Why does implicit differentiation work on non-functions?
Solution 1:
When you write down an equation in $x$ and $y$ of the form $$F(x,y)=0,$$ then you can define a curve $\mathcal{C}$ in the plane by saying that $(x_0,y_0)\in\mathcal{C}$ if and only if $F(x_0,y_0)=0$... a point is on the curve if and only if it satisfies the equation of the curve.
Now for different $F(x,y)$ you get different curves. Some might be empty such as $x^2+y^2+1$ while others are the entire plane such as $\sin^2x+\cos^2x-1$.
Others are nicer such as $x^2+y^2-1$ which gives you a circle or the equation that gives a figure-of-eight. Now locally (i.e. near a specific point) these curves might not be that nice in that, no, they don't look the graphs of functions or differentiable functions.
For example, the point in the middle of the figure-of-eight does not look like the graph of a function. Similarly on the left- and right-hand sides of the circle there are vertical tangents --- this is not the behaviour of a differentiable function.
However away from such danger points --- such as anywhere else on the circle --- if you zoom in close enough to the point, locally, the circle looks like the graph of a function. So what we do is almost take each point $(x,y)$ on a case-by-case basis and say, O.K., near this point we could in theory define a function $y=y(x)$.
For the example of your circle. Suppose we are away from the vertical tangents and are thinking about a point $P=(x,y)$. The implicit function tells you that close to $P$ there is a function $y=y(x)$ whose graph is locally the same as the circle (in fact for the circle you have $y(x)=\pm\sqrt{1-x^2}$).
So we assume that, near $P$, we actually have (I actually get my students to write out $y=y(x)$ to help them see Chain Rules and not have $y'=1$) $$x^2+[y(x)]^2-1=0.$$
Now these are two functions (LHS and RHS) so have the same derivative: $$2x+2(y(x))\cdot\frac{dy}{dx}=0\Rightarrow x+y\frac{dy}{dx}=0...$$
Solution 2:
I think they are being a bit sloppy.
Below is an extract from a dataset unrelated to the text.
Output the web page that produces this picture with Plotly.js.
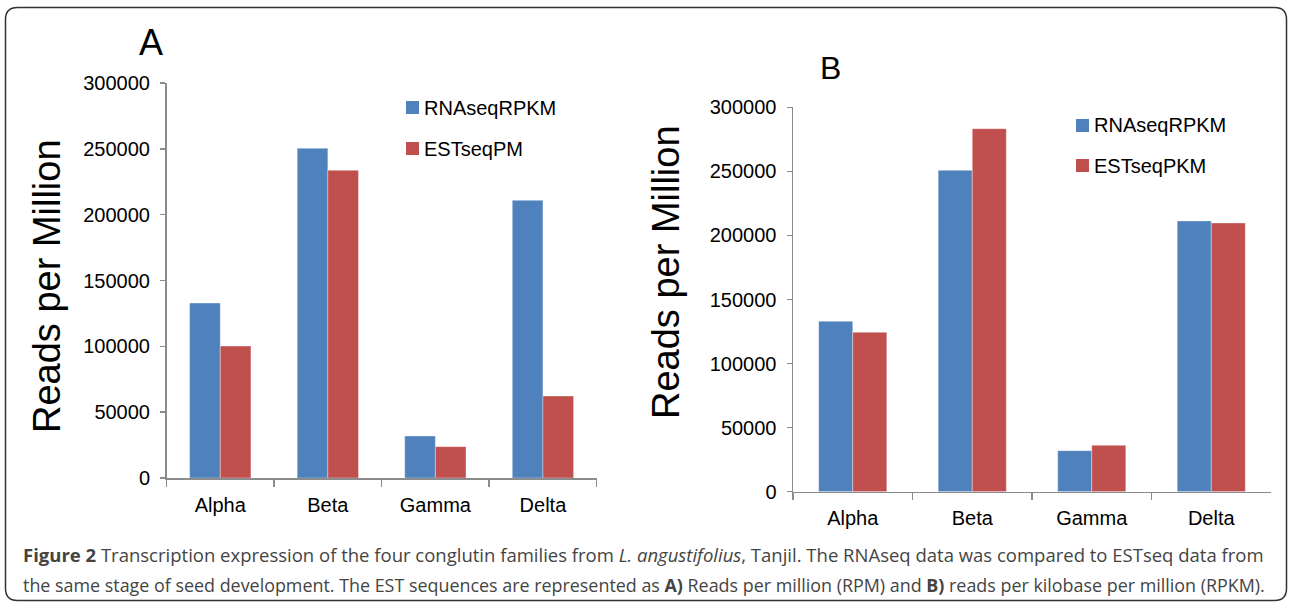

They could phrase this more carefully by saying something like:
Suppose that $y$ is a differentiable function that satisfies \begin{equation*} x^2 + y(x)^2 = 1 \end{equation*} for all $x$ in $(-1,1)$ . By differentiating both sides of this equation, we find that \begin{equation*} y'(x) = -\frac{x}{y(x)} \end{equation*} for all $x$ in $(-1,1)$.
Solution 3:
An equation of the form $$F(x,y)=0\tag{1}$$ generically defines a curve $\gamma$ in the $(x,y)$-plane, which may have self-intersections or singularities. When ${\bf p}=(x_0,y_0)$ is a "normal" point on $\gamma$ then you can draw a small window $$W:=\ ]x_0-h,x_0+h[\ \times \ ]y_0-h,y_0+h[\ $$ with center ${\bf p}$. Within this window the curve $\gamma$ can be viewed as graph of a "local" function $y=\phi(x)$ or $x=\psi(y)$. One then says that within $W$ the function $\phi$, resp. $\psi$, is implicitly defined by the given equation $(1)$. One has the following formula for the derivative of $\phi$ at $x_0$: $$\phi'(x_0)=-{F_x(x_0,y_0)\over F_y(x_0,y_0)}\ .$$ In this way one can compute the derivative of $\phi$ at individual points even if it is not possible to solve $(1)$ explicitly for $y$ in terms of the variable $x$.